*Aim*: Repeat, exactly and completely, the material that follows. Omit the pictures.

===== Information shown

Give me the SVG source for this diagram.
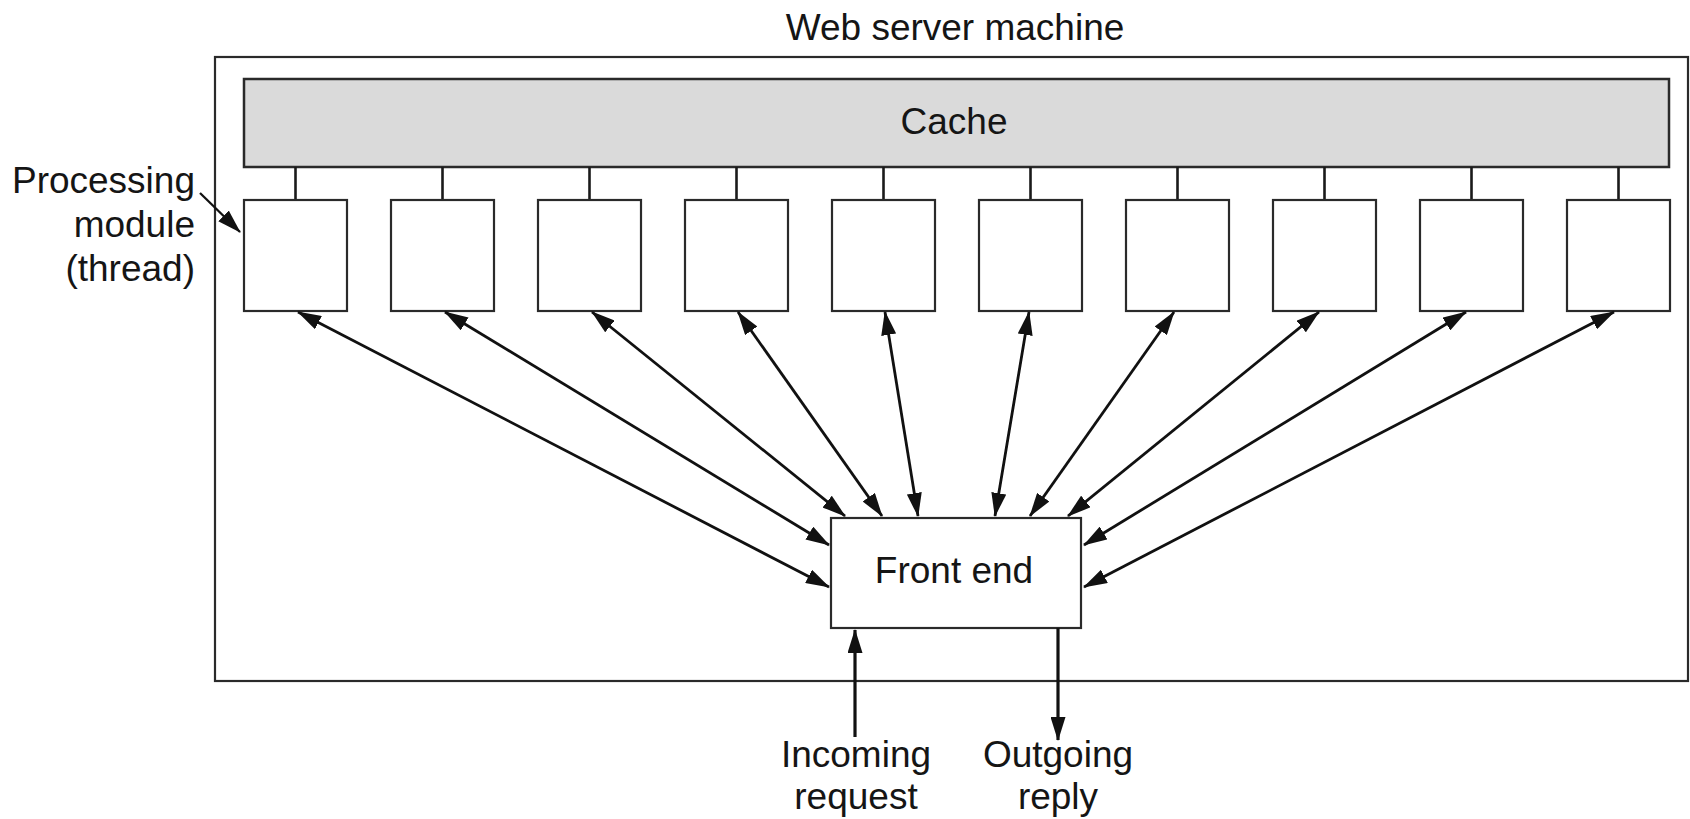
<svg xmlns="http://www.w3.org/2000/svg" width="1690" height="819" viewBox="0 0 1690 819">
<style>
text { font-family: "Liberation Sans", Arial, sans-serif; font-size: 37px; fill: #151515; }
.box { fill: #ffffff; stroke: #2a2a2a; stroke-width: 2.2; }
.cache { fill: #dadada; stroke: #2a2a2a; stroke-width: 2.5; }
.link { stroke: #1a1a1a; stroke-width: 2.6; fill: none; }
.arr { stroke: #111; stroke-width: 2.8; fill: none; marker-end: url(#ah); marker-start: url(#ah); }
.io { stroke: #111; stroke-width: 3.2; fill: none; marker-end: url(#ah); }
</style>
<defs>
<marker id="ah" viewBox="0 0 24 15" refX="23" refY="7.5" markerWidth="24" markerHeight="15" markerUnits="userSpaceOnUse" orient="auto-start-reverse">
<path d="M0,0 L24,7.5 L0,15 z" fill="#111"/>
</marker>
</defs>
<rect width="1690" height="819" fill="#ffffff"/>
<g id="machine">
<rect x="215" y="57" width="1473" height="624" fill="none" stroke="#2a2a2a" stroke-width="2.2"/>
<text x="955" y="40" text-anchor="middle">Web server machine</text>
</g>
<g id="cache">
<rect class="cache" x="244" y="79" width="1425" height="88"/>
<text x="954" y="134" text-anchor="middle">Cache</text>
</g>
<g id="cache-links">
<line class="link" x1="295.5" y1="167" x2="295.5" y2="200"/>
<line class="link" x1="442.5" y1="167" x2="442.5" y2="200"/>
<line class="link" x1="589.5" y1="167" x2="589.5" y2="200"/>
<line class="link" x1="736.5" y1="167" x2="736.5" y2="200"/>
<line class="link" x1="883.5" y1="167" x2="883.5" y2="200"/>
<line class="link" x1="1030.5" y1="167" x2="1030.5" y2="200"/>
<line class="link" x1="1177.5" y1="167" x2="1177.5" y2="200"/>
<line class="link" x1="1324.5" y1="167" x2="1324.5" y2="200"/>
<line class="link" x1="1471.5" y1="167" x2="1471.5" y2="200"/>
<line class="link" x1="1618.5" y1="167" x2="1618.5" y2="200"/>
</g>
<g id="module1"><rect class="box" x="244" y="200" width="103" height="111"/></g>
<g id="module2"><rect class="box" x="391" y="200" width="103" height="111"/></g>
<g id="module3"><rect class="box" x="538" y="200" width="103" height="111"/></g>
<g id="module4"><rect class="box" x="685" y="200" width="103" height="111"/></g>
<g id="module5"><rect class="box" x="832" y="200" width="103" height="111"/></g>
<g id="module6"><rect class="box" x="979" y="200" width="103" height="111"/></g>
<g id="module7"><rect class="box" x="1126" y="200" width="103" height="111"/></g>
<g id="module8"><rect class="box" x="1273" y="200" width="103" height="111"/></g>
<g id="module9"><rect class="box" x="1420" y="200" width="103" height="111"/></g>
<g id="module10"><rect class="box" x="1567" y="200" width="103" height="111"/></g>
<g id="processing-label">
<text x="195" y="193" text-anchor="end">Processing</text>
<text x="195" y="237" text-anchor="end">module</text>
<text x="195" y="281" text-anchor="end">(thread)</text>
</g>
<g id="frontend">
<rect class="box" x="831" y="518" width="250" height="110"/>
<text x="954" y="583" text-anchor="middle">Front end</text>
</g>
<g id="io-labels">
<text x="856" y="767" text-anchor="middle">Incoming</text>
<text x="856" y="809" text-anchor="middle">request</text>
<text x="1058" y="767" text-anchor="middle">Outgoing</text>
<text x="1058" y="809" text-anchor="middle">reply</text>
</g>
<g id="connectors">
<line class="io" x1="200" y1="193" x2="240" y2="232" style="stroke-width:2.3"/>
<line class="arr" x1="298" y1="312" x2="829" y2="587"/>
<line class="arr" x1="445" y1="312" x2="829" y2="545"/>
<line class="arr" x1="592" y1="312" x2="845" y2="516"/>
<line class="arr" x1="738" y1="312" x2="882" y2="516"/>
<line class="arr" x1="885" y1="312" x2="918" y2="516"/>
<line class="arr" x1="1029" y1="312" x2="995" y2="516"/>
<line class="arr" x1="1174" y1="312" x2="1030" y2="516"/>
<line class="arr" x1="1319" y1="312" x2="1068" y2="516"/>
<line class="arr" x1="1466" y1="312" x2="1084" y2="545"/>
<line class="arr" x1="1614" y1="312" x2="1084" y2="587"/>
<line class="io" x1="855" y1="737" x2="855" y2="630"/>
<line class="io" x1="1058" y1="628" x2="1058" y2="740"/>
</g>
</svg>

==========

*Exercise answer*:
Give me the SVG source for this diagram.
<svg xmlns="http://www.w3.org/2000/svg" width="1690" height="819" viewBox="0 0 1690 819">
<style>
text { font-family: "Liberation Sans", Arial, sans-serif; font-size: 37px; fill: #151515; }
.box { fill: #ffffff; stroke: #2a2a2a; stroke-width: 2.2; }
.cache { fill: #dadada; stroke: #2a2a2a; stroke-width: 2.5; }
.link { stroke: #1a1a1a; stroke-width: 2.6; fill: none; }
.arr { stroke: #111; stroke-width: 2.8; fill: none; marker-end: url(#ah); marker-start: url(#ah); }
.io { stroke: #111; stroke-width: 3.2; fill: none; marker-end: url(#ah); }
</style>
<defs>
<marker id="ah" viewBox="0 0 24 15" refX="23" refY="7.5" markerWidth="24" markerHeight="15" markerUnits="userSpaceOnUse" orient="auto-start-reverse">
<path d="M0,0 L24,7.5 L0,15 z" fill="#111"/>
</marker>
</defs>
<rect width="1690" height="819" fill="#ffffff"/>
<g id="machine">
<rect x="215" y="57" width="1473" height="624" fill="none" stroke="#2a2a2a" stroke-width="2.2"/>
<text x="955" y="40" text-anchor="middle">Web server machine</text>
</g>
<g id="cache">
<rect class="cache" x="244" y="79" width="1425" height="88"/>
<text x="954" y="134" text-anchor="middle">Cache</text>
</g>
<g id="cache-links">
<line class="link" x1="295.5" y1="167" x2="295.5" y2="200"/>
<line class="link" x1="442.5" y1="167" x2="442.5" y2="200"/>
<line class="link" x1="589.5" y1="167" x2="589.5" y2="200"/>
<line class="link" x1="736.5" y1="167" x2="736.5" y2="200"/>
<line class="link" x1="883.5" y1="167" x2="883.5" y2="200"/>
<line class="link" x1="1030.5" y1="167" x2="1030.5" y2="200"/>
<line class="link" x1="1177.5" y1="167" x2="1177.5" y2="200"/>
<line class="link" x1="1324.5" y1="167" x2="1324.5" y2="200"/>
<line class="link" x1="1471.5" y1="167" x2="1471.5" y2="200"/>
<line class="link" x1="1618.5" y1="167" x2="1618.5" y2="200"/>
</g>
<g id="module1"><rect class="box" x="244" y="200" width="103" height="111"/></g>
<g id="module2"><rect class="box" x="391" y="200" width="103" height="111"/></g>
<g id="module3"><rect class="box" x="538" y="200" width="103" height="111"/></g>
<g id="module4"><rect class="box" x="685" y="200" width="103" height="111"/></g>
<g id="module5"><rect class="box" x="832" y="200" width="103" height="111"/></g>
<g id="module6"><rect class="box" x="979" y="200" width="103" height="111"/></g>
<g id="module7"><rect class="box" x="1126" y="200" width="103" height="111"/></g>
<g id="module8"><rect class="box" x="1273" y="200" width="103" height="111"/></g>
<g id="module9"><rect class="box" x="1420" y="200" width="103" height="111"/></g>
<g id="module10"><rect class="box" x="1567" y="200" width="103" height="111"/></g>
<g id="processing-label">
<text x="195" y="193" text-anchor="end">Processing</text>
<text x="195" y="237" text-anchor="end">module</text>
<text x="195" y="281" text-anchor="end">(thread)</text>
</g>
<g id="frontend">
<rect class="box" x="831" y="518" width="250" height="110"/>
<text x="954" y="583" text-anchor="middle">Front end</text>
</g>
<g id="io-labels">
<text x="856" y="767" text-anchor="middle">Incoming</text>
<text x="856" y="809" text-anchor="middle">request</text>
<text x="1058" y="767" text-anchor="middle">Outgoing</text>
<text x="1058" y="809" text-anchor="middle">reply</text>
</g>
<g id="connectors">
<line class="io" x1="200" y1="193" x2="240" y2="232" style="stroke-width:2.3"/>
<line class="arr" x1="298" y1="312" x2="829" y2="587"/>
<line class="arr" x1="445" y1="312" x2="829" y2="545"/>
<line class="arr" x1="592" y1="312" x2="845" y2="516"/>
<line class="arr" x1="738" y1="312" x2="882" y2="516"/>
<line class="arr" x1="885" y1="312" x2="918" y2="516"/>
<line class="arr" x1="1029" y1="312" x2="995" y2="516"/>
<line class="arr" x1="1174" y1="312" x2="1030" y2="516"/>
<line class="arr" x1="1319" y1="312" x2="1068" y2="516"/>
<line class="arr" x1="1466" y1="312" x2="1084" y2="545"/>
<line class="arr" x1="1614" y1="312" x2="1084" y2="587"/>
<line class="io" x1="855" y1="737" x2="855" y2="630"/>
<line class="io" x1="1058" y1="628" x2="1058" y2="740"/>
</g>
</svg>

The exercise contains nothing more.